John Charles Edwards is a former member of the Arkansas House of Representatives. He is a member of the Democratic Party. Edwards was born in Pine Bluff, Arkansas and grew up in rural Lonoke County, Arkansas.

==Career==
Edwards served as an aide to former US Senator David Pryor focusing on agriculture issues. In 1996, he was appointed by the administration of President William J. Clinton as State Director of USDA Rural Development in Arkansas. USDA Rural Development is the lead federal agency focusing on economic development in rural parts of the United States. He held the position until 2001. Edwards was part of the 39th Infantry Brigade of the Arkansas Army National Guard when it deployed to Iraq in 2004 in support of Operation Iraqi Freedom II. He served as the Staff Judge Advocate and was awarded the Combat Action Badge and the Bronze Star for his service. Edwards was also sent with a Task Force Arkansas to support relief efforts in the aftermath of Hurricane Katrina in New Orleans. He conducted one of the inquires that dispelled many of the myths and rumors surrounding alleged violence at the New Orleans Convention Center.
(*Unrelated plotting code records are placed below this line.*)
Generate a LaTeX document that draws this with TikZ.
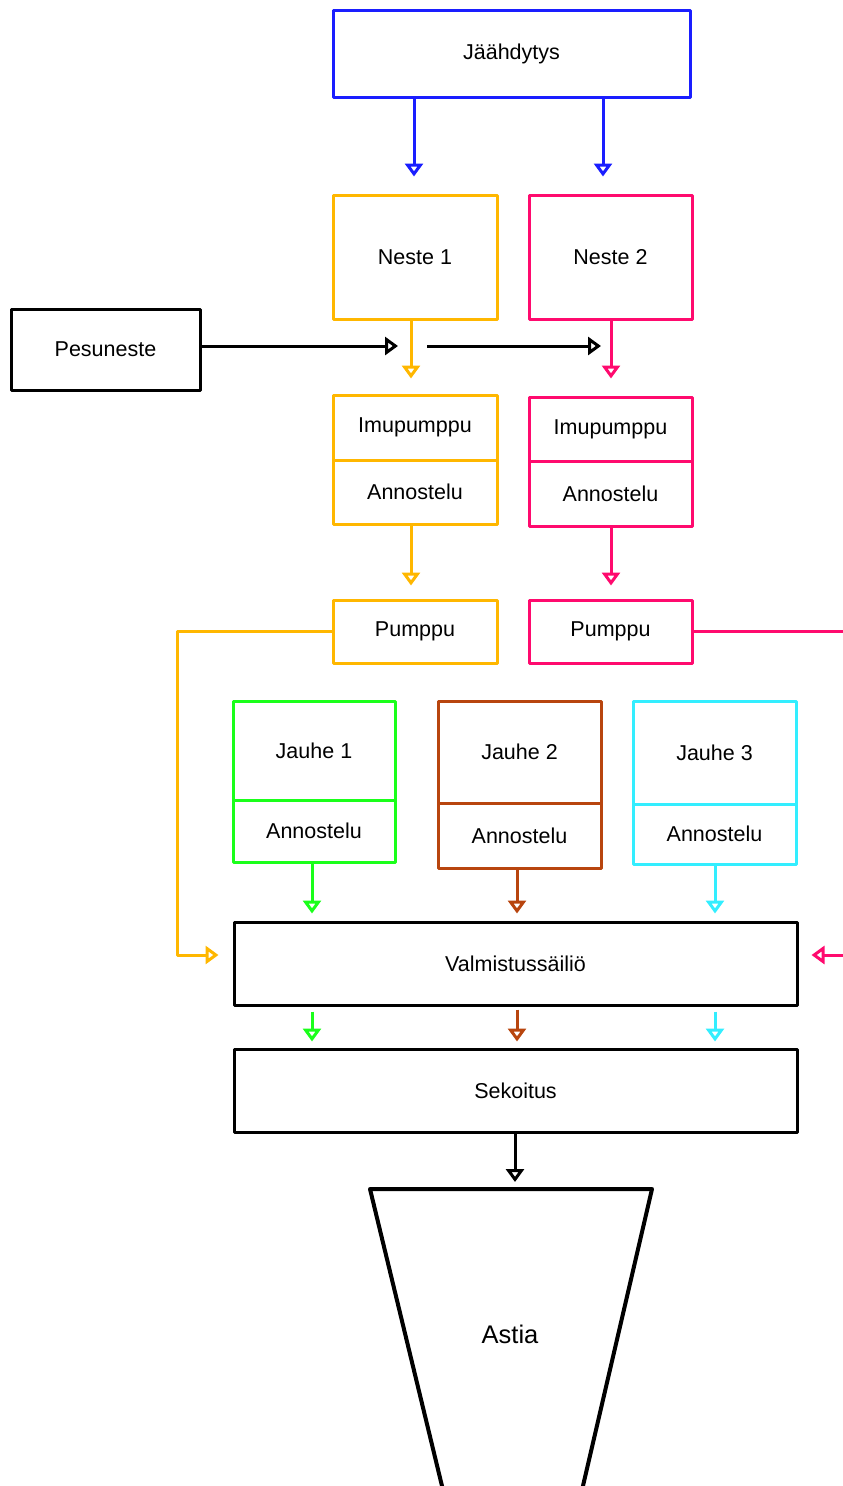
\documentclass[tikz,border=0pt]{standalone}
\usepackage{fontspec}
\setmainfont{Liberation Sans}
\usetikzlibrary{arrows.meta}
\definecolor{cblue}{RGB}{26,30,255}
\definecolor{corange}{RGB}{255,183,0}
\definecolor{cpink}{RGB}{255,10,110}
\definecolor{cgreen}{RGB}{26,255,26}
\definecolor{cbrown}{RGB}{184,69,14}
\definecolor{ccyan}{RGB}{51,238,255}
\begin{document}
\begin{tikzpicture}[x=1pt,y=-1pt,
  font=\fontsize{21.5}{25}\selectfont,
  line width=3pt,
  box/.style={draw, rectangle, inner sep=0pt, line join=round},
  arr/.style={-{Triangle[open,length=13pt,width=18pt]}}]
\useasboundingbox (0,0) rectangle (843,1486);
% boxes
\node[box, draw=cblue, minimum width=357pt, minimum height=87pt] (jaah) at (511.5,53.5) {Jäähdytys};
\node[box, draw=corange, minimum width=164pt, minimum height=124pt] (n1) at (415,257) {Neste 1};
\node[box, draw=cpink, minimum width=163pt, minimum height=124pt] (n2) at (610.5,257) {Neste 2};
\node[box, draw=black, minimum width=189pt, minimum height=81pt] (pes) at (105.5,349.5) {Pesuneste};
\node[box, draw=corange, minimum width=164pt, minimum height=65pt] (imu1) at (415,427.5) {Imupumppu};
\node[box, draw=corange, minimum width=164pt, minimum height=64pt] (ann1) at (415,492) {Annostelu};
\node[box, draw=cpink, minimum width=163pt, minimum height=64pt] (imu2) at (610.5,429) {Imupumppu};
\node[box, draw=cpink, minimum width=163pt, minimum height=65pt] (ann2) at (610.5,493.5) {Annostelu};
\node[box, draw=corange, minimum width=164pt, minimum height=63pt] (p1) at (415,631.5) {Pumppu};
\node[box, draw=cpink, minimum width=163pt, minimum height=63pt] (p2) at (610.5,631.5) {Pumppu};
\node[box, draw=cgreen, minimum width=162pt, minimum height=99pt] (j1) at (314,750.5) {Jauhe 1};
\node[box, draw=cgreen, minimum width=162pt, minimum height=62pt] (a1) at (314,831) {Annostelu};
\node[box, draw=cbrown, minimum width=163pt, minimum height=102pt] (j2) at (519.5,752) {Jauhe 2};
\node[box, draw=cbrown, minimum width=163pt, minimum height=65pt] (a2) at (519.5,835.5) {Annostelu};
\node[box, draw=ccyan, minimum width=163pt, minimum height=103pt] (j3) at (714.5,752.5) {Jauhe 3};
\node[box, draw=ccyan, minimum width=163pt, minimum height=60pt] (a3) at (714.5,834) {Annostelu};
\node[box, draw=black, minimum width=563pt, minimum height=83pt] (valm) at (515.5,963.5) {Valmistussäiliö};
\node[box, draw=black, minimum width=563pt, minimum height=83pt] (sek) at (515.5,1090.5) {Sekoitus};
% container
\draw[line width=4pt, line join=round] (370,1189) -- (652,1189) -- (579.7,1500) -- (445.4,1500) -- cycle;
\coordinate (astop) at (515,1189);
\node[font=\fontsize{25.5}{30}\selectfont] (astia) at (510,1334) {Astia};
% free-end coordinates
\coordinate (b1) at (398,346);
\coordinate (b2) at (427,346);
\coordinate (b3) at (601,346);
\coordinate (oc1) at (177,631.5);
\coordinate (oc2) at (177,955);
\coordinate (pe1) at (843,631.5);
\coordinate (pe2) at (850,955);
% connectors
\draw[arr, cblue, shorten >=17pt] ([xshift=-1pt]jaah.south -| n1.north) -- ([xshift=-1pt]n1.north);
\draw[arr, cblue, shorten >=17pt] ([xshift=-7.5pt]jaah.south -| n2.north) -- ([xshift=-7.5pt]n2.north);
\draw[arr, black] ([yshift=3.5pt]pes.east) -- (b1);
\draw[arr, black] (b2) -- (b3);
\draw[arr, corange, shorten >=15pt] ([xshift=-4pt]n1.south) -- ([xshift=-4pt]imu1.north);
\draw[arr, cpink, shorten >=17pt] ([xshift=0.5pt]n2.south) -- ([xshift=0.5pt]imu2.north);
\draw[arr, corange, shorten >=13pt] ([xshift=-4pt]ann1.south) -- ([xshift=-4pt]p1.north);
\draw[arr, cpink, shorten >=13pt] ([xshift=0.5pt]ann2.south) -- ([xshift=0.5pt]p2.north);
\draw[arr, corange, shorten >=14pt, line join=round] (p1.west) -- (oc1) -- (oc2) -- ([yshift=8.5pt]valm.west);
\draw[cpink] (p2.east) -- (pe1);
\draw[arr, cpink, shorten >=13pt] (pe2) -- ([yshift=8.5pt]valm.east);
\draw[arr, cgreen, shorten >=7pt] ([xshift=-2pt]a1.south) -- ([xshift=-2pt]a1.south |- valm.north);
\draw[arr, cbrown, shorten >=7pt] ([xshift=-2.5pt]a2.south) -- ([xshift=-2.5pt]a2.south |- valm.north);
\draw[arr, ccyan, shorten >=7pt] ([xshift=0.5pt]a3.south) -- ([xshift=0.5pt]a3.south |- valm.north);
\draw[arr, cgreen, shorten <=5pt, shorten >=6pt] ([xshift=-2pt]valm.south -| a1.south) -- ([xshift=-2pt]sek.north -| a1.south);
\draw[arr, cbrown, shorten <=3pt, shorten >=6pt] ([xshift=-2.5pt]valm.south -| a2.south) -- ([xshift=-2.5pt]sek.north -| a2.south);
\draw[arr, ccyan, shorten <=5pt, shorten >=6pt] ([xshift=0.5pt]valm.south -| a3.south) -- ([xshift=0.5pt]sek.north -| a3.south);
\draw[arr, black, shorten >=7pt] (sek.south -| astop) -- (astop);
\end{tikzpicture}
\end{document}
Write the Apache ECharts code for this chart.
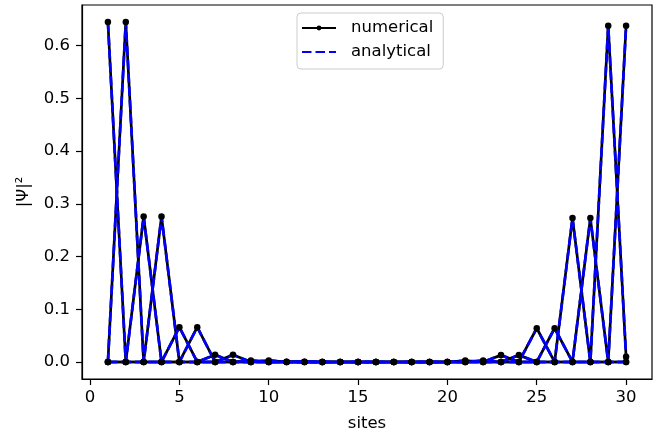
<!DOCTYPE html>
<html>
<head>
<meta charset="utf-8">
<script src="https://cdn.jsdelivr.net/npm/echarts@6/dist/echarts.min.js"></script>
<style>
html,body{margin:0;padding:0;background:#fff;}
#chart{width:654px;height:437px;}
</style>
</head>
<body>
<div id="chart"></div>
<script>
const sites = [1,2,3,4,5,6,7,8,9,10,11,12,13,14,15,16,17,18,19,20,21,22,23,24,25,26,27,28,29,30];

// numerical |psi|^2
const numLeftA  = [0.645,0,0.276,0,0.066,0,0.0135,0,0.003,0,0.0006,0,0,0,0,0,0,0,0,0,0,0,0,0,0,0,0,0,0,0];
const numLeftB  = [0,0.645,0,0.276,0,0.066,0,0.0135,0,0.003,0,0.0006,0,0,0,0,0,0,0,0,0,0,0,0,0,0,0,0,0,0];
const numRightA = [0,0,0,0,0,0,0,0,0,0,0,0,0,0,0,0,0,0,0,0,0,0.0027,0,0.013,0,0.064,0,0.273,0,0.638];
const numRightB = [0,0,0,0,0,0,0,0,0,0,0,0,0,0,0,0,0,0,0,0,0.0027,0,0.013,0,0.064,0,0.273,0,0.638,0.01];

// analytical |psi|^2
const anaLeftA  = [0.645,0,0.276,0,0.066,0,0.0135,0,0.003,0,0.0006,0,0,0,0,0,0,0,0,0,0,0,0,0,0,0,0,0,0,0];
const anaLeftB  = [0,0.645,0,0.276,0,0.066,0,0.0135,0,0.003,0,0.0006,0,0,0,0,0,0,0,0,0,0,0,0,0,0,0,0,0,0];
const anaRightA = [0,0,0,0,0,0,0,0,0,0,0,0,0,0,0,0,0,0,0,0,0,0.0027,0,0.013,0,0.064,0,0.273,0,0.638];
const anaRightB = [0,0,0,0,0,0,0,0,0,0,0,0,0,0,0,0,0,0,0,0,0.0027,0,0.013,0,0.064,0,0.273,0,0.638,0.01];

const xTicks = [0,5,10,15,20,25,30];
const yTicks = [0,0.1,0.2,0.3,0.4,0.5,0.6];

const numericalSets = [numLeftA, numLeftB, numRightA, numRightB];
const analyticalSets = [anaLeftA, anaLeftB, anaRightA, anaRightB];

function pts(vals){ return sites.map((s,i)=>[s, vals[i]]); }

const FONT = 'DejaVu Sans';
const FS = 16.5;

const series = [];
for (let k = 0; k < 4; k++) {
  series.push({
    name: 'numerical', type: 'line', data: pts(numericalSets[k]),
    symbol: 'circle', symbolSize: 6.5, showSymbol: true,
    lineStyle: {color: '#000000', width: 2.7},
    itemStyle: {color: '#000000'},
    animation: false, z: 2
  });
}
for (let k = 0; k < 4; k++) {
  series.push({
    name: 'analytical', type: 'line', data: pts(analyticalSets[k]),
    symbol: 'none', showSymbol: false,
    lineStyle: {color: '#0000ff', width: 2.7, type: [9.5, 4]},
    itemStyle: {color: '#0000ff'},
    animation: false, z: 2
  });
}

const chart = echarts.init(document.getElementById('chart'), null, {renderer: 'canvas'});
chart.setOption({
  animation: false,
  backgroundColor: '#ffffff',
  textStyle: {fontFamily: FONT},
  grid: {left: 82, right: 2, top: 5, bottom: 57, show: true, borderColor: '#000', borderWidth: 1.2, containLabel: false},
  legend: {
    data: [
      {name: 'numerical'},
      {name: 'analytical', itemStyle: {opacity: 0}}
    ],
    orient: 'vertical', left: 297, top: 13,
    itemWidth: 34, itemHeight: 6, itemGap: 6,
    padding: [6, 10, 8, 4],
    borderColor: '#cccccc', borderWidth: 1, borderRadius: 4,
    backgroundColor: 'rgba(255,255,255,0.8)',
    textStyle: {fontFamily: FONT, fontSize: FS, color: '#000', padding: [0, 0, 0, 10], lineHeight: 18},
    selectedMode: false
  },
  xAxis: {
    type: 'value', min: -0.45, max: 31.45,
    name: 'sites', nameLocation: 'middle', nameGap: 36,
    nameTextStyle: {fontFamily: FONT, fontSize: FS, color: '#000'},
    axisLine: {show: true, onZero: false, lineStyle: {color: '#000', width: 1.2}},
    axisTick: {show: true, inside: false, length: 6, lineStyle: {color: '#000', width: 1.2}, customValues: xTicks},
    axisLabel: {show: true, margin: 10, fontFamily: FONT, fontSize: FS, color: '#000', customValues: xTicks, formatter: v => String(v)},
    splitLine: {show: false}
  },
  yAxis: {
    type: 'value', min: -0.0323, max: 0.6773,
    name: '|Ψ|²', nameLocation: 'middle', nameGap: 50, nameRotate: 90,
    nameTextStyle: {fontFamily: FONT, fontSize: FS, color: '#000'},
    axisLine: {show: true, onZero: false, lineStyle: {color: '#000', width: 1.2}},
    axisTick: {show: true, inside: false, length: 6, lineStyle: {color: '#000', width: 1.2}, customValues: yTicks},
    axisLabel: {show: true, margin: 12, fontFamily: FONT, fontSize: FS, color: '#000', customValues: yTicks, formatter: v => v.toFixed(1)},
    splitLine: {show: false}
  },
  series: series
});
</script>
</body>
</html>
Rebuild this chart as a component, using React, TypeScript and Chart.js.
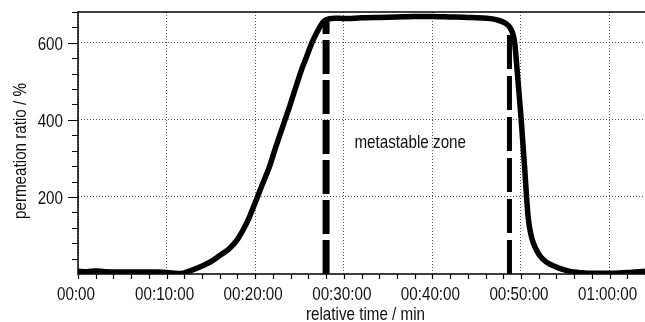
import React, { useEffect, useRef } from "react";
import { Chart, registerables } from "chart.js";

Chart.register(...registerables);

// ---- data (minutes, %) ----
const timeMin = [
  0, 1, 2, 3, 5, 7, 9, 10, 11, 11.6, 12.5, 13.75, 15, 16, 17.1, 18, 18.6, 19.3, 20.1, 20.8,
  21.6, 22.3, 23.1, 23.9, 24.6, 25.2, 25.8, 26.4, 26.9, 27.4, 27.8, 28.3, 29, 30, 32, 34, 36,
  38, 40, 42, 44, 46, 47.2, 48.3, 48.8, 49.1, 49.3, 49.6, 49.85, 50.0, 50.4, 50.8, 51.1, 51.4,
  52, 52.5, 53.2, 54, 55, 55.9, 57, 58, 60, 62, 64,
];
const permeation = [
  7, 6, 8, 6, 5, 5, 5, 4, 2, 1, 7, 18, 32, 48, 66, 90, 113, 145, 191, 232,
  278, 328, 382, 436, 486, 528, 564, 600, 624, 645, 657, 662, 664, 663, 665, 666, 667,
  668, 668, 667, 666, 664, 660, 650, 638, 622, 598, 520, 450, 408, 280, 150, 105, 80,
  52, 38, 26, 18, 10, 5, 3, 2, 2, 4, 7,
];

const dash1X = [28.0, 28.0];
const dash1Y = [0, 660];
const dash2X = [48.7, 48.7];
const dash2Y = [0, 645];

const xTickValues = [0, 10, 20, 30, 40, 50, 60];
const xTickLabels = ["00:00", "00:10:00", "00:20:00", "00:30:00", "00:40:00", "00:50:00", "01:00:00"];
const yTickValues = [200, 400, 600];
const yTickLabels = ["200", "400", "600"];

const xTitle = "relative time / min";
const yTitle = "permeation ratio / %";
const zoneLabel = "metastable zone";
const zoneLabelX = 37.5;
const zoneLabelY = 343;

const X_MIN = 0;
const X_MAX = 64;
const Y_MIN = 0;
const Y_MAX = 680;
const X_MINOR_STEP = 2;
const Y_MINOR_STEP = 40;

const FONT = "'Liberation Sans', Arial, sans-serif";
const FONT_SIZE = 19;
const SQUEEZE = 0.8;

function squeezedText(
  ctx: CanvasRenderingContext2D,
  text: string,
  x: number,
  y: number,
  align: CanvasTextAlign,
  rotate = 0
) {
  ctx.save();
  ctx.translate(x, y);
  if (rotate) ctx.rotate(rotate);
  ctx.scale(SQUEEZE, 1);
  ctx.textAlign = align;
  ctx.textBaseline = "alphabetic";
  ctx.fillText(text, 0, 0);
  ctx.restore();
}

const framePlugin = {
  id: "frameAndExtras",
  afterDatasetsDraw(chart: any) {
    const { ctx, chartArea, scales } = chart;
    const xs = scales.x;
    const ys = scales.y;
    ctx.save();
    ctx.fillStyle = "#111";
    ctx.font = `${FONT_SIZE}px ${FONT}`;

    // annotation
    squeezedText(
      ctx,
      zoneLabel,
      xs.getPixelForValue(zoneLabelX),
      ys.getPixelForValue(zoneLabelY) + 6,
      "center"
    );

    // tick labels
    xTickValues.forEach((v, i) => {
      squeezedText(ctx, xTickLabels[i], xs.getPixelForValue(v) - 2, chartArea.bottom + 26, "center");
    });
    yTickValues.forEach((v, i) => {
      squeezedText(ctx, yTickLabels[i], chartArea.left - 15, ys.getPixelForValue(v) + 7, "right");
    });

    // axis titles
    squeezedText(ctx, xTitle, (chartArea.left + chartArea.right) / 2 + 4, chartArea.bottom + 46, "center");
    squeezedText(ctx, yTitle, 26, (chartArea.top + chartArea.bottom) / 2 + 8, "center", -Math.PI / 2);

    // frame
    ctx.strokeStyle = "#000";
    ctx.lineWidth = 1.5;
    ctx.beginPath();
    ctx.moveTo(chartArea.right + 2, chartArea.top);
    ctx.lineTo(chartArea.left, chartArea.top);
    ctx.lineTo(chartArea.left, chartArea.bottom);
    ctx.lineTo(chartArea.right + 2, chartArea.bottom);
    ctx.stroke();

    // x ticks (every 2 min, downward)
    ctx.lineWidth = 1.2;
    ctx.beginPath();
    for (let v = X_MIN; v <= X_MAX; v += X_MINOR_STEP) {
      const px = Math.round(xs.getPixelForValue(v)) + 0.5;
      ctx.moveTo(px, chartArea.bottom);
      ctx.lineTo(px, chartArea.bottom + 5);
    }
    // y ticks (minor every 40, major at labels)
    for (let v = Y_MIN + Y_MINOR_STEP; v <= Y_MAX; v += Y_MINOR_STEP) {
      const py = Math.round(ys.getPixelForValue(v)) + 0.5;
      const major = yTickValues.includes(v);
      ctx.moveTo(chartArea.left, py);
      ctx.lineTo(chartArea.left - (major ? 10 : 6), py);
    }
    ctx.stroke();
    ctx.restore();
  },
};

export default function App() {
  const canvasRef = useRef<HTMLCanvasElement | null>(null);

  useEffect(() => {
    const canvas = canvasRef.current;
    if (!canvas) return;
    const mainData = timeMin.map((t, i) => ({ x: t, y: permeation[i] }));
    const d1 = dash1X.map((x, i) => ({ x, y: dash1Y[i] }));
    const d2 = dash2X.map((x, i) => ({ x, y: dash2Y[i] }));

    const chart = new Chart(canvas, {
      type: "line",
      data: {
        datasets: [
          {
            data: d1,
            borderColor: "#000",
            borderWidth: 7,
            borderDash: [34, 6],
            borderCapStyle: "butt",
            pointRadius: 0,
            fill: false,
          },
          {
            data: d2,
            borderColor: "#000",
            borderWidth: 5,
            borderDash: [34, 7],
            borderCapStyle: "butt",
            pointRadius: 0,
            fill: false,
          },
          {
            data: mainData,
            borderColor: "#000",
            borderWidth: 5.5,
            pointRadius: 0,
            cubicInterpolationMode: "monotone",
            fill: false,
          },
        ],
      },
      options: {
        animation: false,
        responsive: true,
        maintainAspectRatio: false,
        layout: { padding: { top: 12, right: 0, left: 0, bottom: 0 } },
        plugins: { legend: { display: false }, tooltip: { enabled: false } },
        scales: {
          x: {
            type: "linear",
            min: X_MIN,
            max: X_MAX,
            afterBuildTicks: (scale: any) => {
              scale.ticks = xTickValues.map((v) => ({ value: v }));
            },
            afterFit: (scale: any) => {
              scale.height = 48;
            },
            ticks: { display: false },
            grid: { color: "#555", lineWidth: 1, drawTicks: false },
            border: { display: false, dash: [1, 2] },
          },
          y: {
            type: "linear",
            min: Y_MIN,
            max: Y_MAX,
            afterBuildTicks: (scale: any) => {
              scale.ticks = yTickValues.map((v) => ({ value: v }));
            },
            afterFit: (scale: any) => {
              scale.width = 78;
            },
            ticks: { display: false },
            grid: { color: "#555", lineWidth: 1, drawTicks: false },
            border: { display: false, dash: [1, 2] },
          },
        },
      },
      plugins: [framePlugin],
    });
    return () => chart.destroy();
  }, []);

  return (
    <div style={{ position: "absolute", left: 0, top: 0, width: 645, height: 322, background: "#fff" }}>
      <canvas ref={canvasRef} />
    </div>
  );
}
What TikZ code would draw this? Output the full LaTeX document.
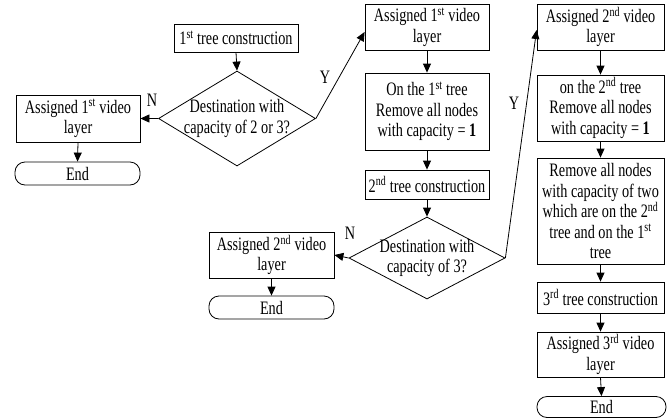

Edwards was elected to the Arkansas House in 2008, and re-elected in 2010 and 2012. He served on the Education Committee, the Agriculture, Forestry and Economic Development Committee, and was the House Co-Chair of the Arkansas Legislative Council. Edwards was the principal sponsor of legislation during the 2013 session that authorized the construction of a new state veteran's home. Edwards and others had found the conditions in an existing veterans home in Little Rock, Arkansas deplorable and unsafe for the veterans living there. The new home is currently being built at Fort Roots in North Little Rock, Arkansas. He also sponsored legislation barring convicted rapists from claiming custody rights from a child born of the rape. Edwards became aware of the challenges many rape victims with children conceived from rape after reading a Georgetown Law Journal article. The legislation was signed into law by Governor Mike Beebe.